RULE 4 – Focus on Customers and their Clients
Are the companies’ strategies centered on its customers and their clients? A typical marketing approach is to ask who the customers are and define their needs. The next step then is to determine the logical product and services offering which will create the desired customer experience. Based on this information, it’s critical to determine the strategy, programs resources, capability, and processes needed to effectively deliver the solution and provide the desired experience. This is a much different approach than the “Here is my product, who can I sell it to?”
Market strategy needs to cascade down to include account strategy. Account strategies need to be developed for each account in a B2B world – i.e. understand what needs to be done and build the strategy around it.

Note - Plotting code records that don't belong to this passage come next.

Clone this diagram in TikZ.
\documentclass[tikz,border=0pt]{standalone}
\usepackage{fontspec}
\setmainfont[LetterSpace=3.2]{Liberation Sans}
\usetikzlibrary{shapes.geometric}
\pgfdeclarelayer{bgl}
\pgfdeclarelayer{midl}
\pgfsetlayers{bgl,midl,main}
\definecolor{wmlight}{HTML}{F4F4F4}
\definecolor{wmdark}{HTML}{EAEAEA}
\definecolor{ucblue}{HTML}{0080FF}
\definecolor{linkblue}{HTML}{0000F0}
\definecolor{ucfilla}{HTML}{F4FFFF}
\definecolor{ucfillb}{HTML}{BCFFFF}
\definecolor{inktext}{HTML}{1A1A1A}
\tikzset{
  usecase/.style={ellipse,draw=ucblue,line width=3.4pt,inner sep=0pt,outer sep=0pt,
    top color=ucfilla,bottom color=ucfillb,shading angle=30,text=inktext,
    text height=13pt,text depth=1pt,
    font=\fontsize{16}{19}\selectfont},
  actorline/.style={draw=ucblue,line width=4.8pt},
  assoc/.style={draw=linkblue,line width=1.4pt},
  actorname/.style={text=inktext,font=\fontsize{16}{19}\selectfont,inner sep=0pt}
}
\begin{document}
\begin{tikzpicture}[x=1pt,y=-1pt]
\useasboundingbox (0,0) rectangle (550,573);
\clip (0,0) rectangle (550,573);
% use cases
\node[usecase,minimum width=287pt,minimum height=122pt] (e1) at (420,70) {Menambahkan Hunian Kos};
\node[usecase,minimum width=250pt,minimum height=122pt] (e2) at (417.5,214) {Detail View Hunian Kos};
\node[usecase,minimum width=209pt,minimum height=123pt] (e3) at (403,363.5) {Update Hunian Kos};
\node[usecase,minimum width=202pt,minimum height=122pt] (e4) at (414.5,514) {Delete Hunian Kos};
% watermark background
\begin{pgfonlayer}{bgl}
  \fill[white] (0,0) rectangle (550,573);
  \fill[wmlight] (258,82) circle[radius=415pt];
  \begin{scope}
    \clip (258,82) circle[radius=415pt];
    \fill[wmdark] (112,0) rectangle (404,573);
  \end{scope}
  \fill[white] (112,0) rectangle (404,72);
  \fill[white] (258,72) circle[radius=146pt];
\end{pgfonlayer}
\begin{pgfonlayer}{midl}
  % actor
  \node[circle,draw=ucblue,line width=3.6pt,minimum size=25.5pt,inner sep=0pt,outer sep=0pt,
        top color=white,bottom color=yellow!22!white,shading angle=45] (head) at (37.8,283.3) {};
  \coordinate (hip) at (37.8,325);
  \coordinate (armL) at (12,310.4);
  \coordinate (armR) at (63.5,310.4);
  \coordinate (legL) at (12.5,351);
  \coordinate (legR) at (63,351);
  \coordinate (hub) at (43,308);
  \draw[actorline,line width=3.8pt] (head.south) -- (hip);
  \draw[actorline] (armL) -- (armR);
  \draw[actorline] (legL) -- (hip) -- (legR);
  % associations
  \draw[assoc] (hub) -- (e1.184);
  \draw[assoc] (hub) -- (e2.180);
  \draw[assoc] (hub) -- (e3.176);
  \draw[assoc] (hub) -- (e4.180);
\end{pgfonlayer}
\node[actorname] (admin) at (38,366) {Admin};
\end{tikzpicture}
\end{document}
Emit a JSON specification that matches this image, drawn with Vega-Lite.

In the B2B world, this is not enough. Rapid advancements in scientific and technological development are changing the needs, solutions, customer experience and supporting functions. In B2B, companies must replicate this process for the customers of their customers. In fact, it is crucial to have two sets of strategies: one for the customer and one for the customer’s customers. Having these insights is critical for B2B companies to provide effective solutions to their customers.
How does the ultimate consumer of your product feel?
RULE 5 – Don’t Be Satisfied with the Current Solution – Innovate
How innovative are your company’s strategies and have you challenged the “Mental Model” of its industry? These are the questions to ask if an organization wants to innovate. 3M adopted an interesting approach – i.e. doing anything legally and ethically that upsets the status quo or changes the rules of the game increases 3M’s value to their customers. Further, it results in a novel and competitive advantage that is difficult for the competition to respond to.
The leaf criteria are well-known criteria for evaluating strategies and activities that will change one’s life. It provides an innovation premium by helping to change the ability to innovate and it change the mental model of one’s industry.
Other questions to ask include:
- Is your company fulling integrating interactive marketing communication strategy focused on the story created through all touch points?
- Are the evolving needs of the consumer as well as the needs of the business incorporated in a creative story delivery?
- Is your company really challenging the status quo?
Even though there may be a solution to a problem, why not challenge the existing solution to find a better one? Often times, companies get so comfortable applying the known solution that they stop thinking creatively to find new, different and better solutions to problems.
One such example of thinking creatively is illustrated by Customer Management Relationship (CMR) versus Customer Relationship Management (CRM). . CMR refers to an empowered consumer and CRM to an empowered company which relies on data to better serve the customer.
American Airlines (AA) is an example of a CRM company. Years ago, AA established the Sabre System as a single platform for travel agents worldwide to do business with them and their customers. Incredibly, at one time, the value of the Sabre System was greater than that of the entire AA fleet. The challenge for AA was to develop a platform that customers could use to interact with AA as well as AA’s competitors. The advantage was that AA was the entity that provided the platform for the interaction..
RULE 6 – Challenge the Mental Business Model
In 2010, IBM conducted a study of 1,600 global CEOs about their perceptions of changes in the new economic environment. The CEOs stated that they expect the new economic environment to be:
- More volatile (deeper, faster cycles, more risk)
- More uncertain (less predictable)
- More complex (multi-faceted, interconnected)
- Structurally different (sustained change)
The CEOs also stated that their companies were not equipped to deal with this changing world.
The study found that the most successful companies before and after a crisis had three characteristics in common:
- They embodied creative leadership
- They reinvented the customer relationship
- They built operating flexibility
It’s important to ask whether one’s organization has challenged its mental business models and considered the implications of the advances in technology.
RULE 7 – Adopt the Adaptive Experimentation Approach
It’s important to ask if your company has adopted the Adaptive Experimentation Approach. This approach means developing and testing multiple strategies versus a single strategy. Pursuing a multiple strategy approach provides several potential outcomes — and it is those potential outcomes that will reveal what to do. Multiple outcomes provide comparison, insight and choice.
Some Parting Thoughts for B2B Marketers
In today’s environment, there is no silver bullet nor will any single optimum strategy last forever. The way that one learns and improves is by adapting the concept of adaptive experimentation on an ongoing basis. The benefits of this will be:
- Better learning
- Better decisions
- Encouraging innovation (create a culture of innovation)
An added benefit of the adaptive experimentation approach is that it impacts the culture. The minute experimentation is promoted and everyone knows that not every action will be successful, an “OK to fail” message is disseminated within the organization. Those organizations that do not encourage failure consequently do not have a culture of innovation.
The best advice is to continue to learn, test and adapt and to leverage all go-to-market resources available.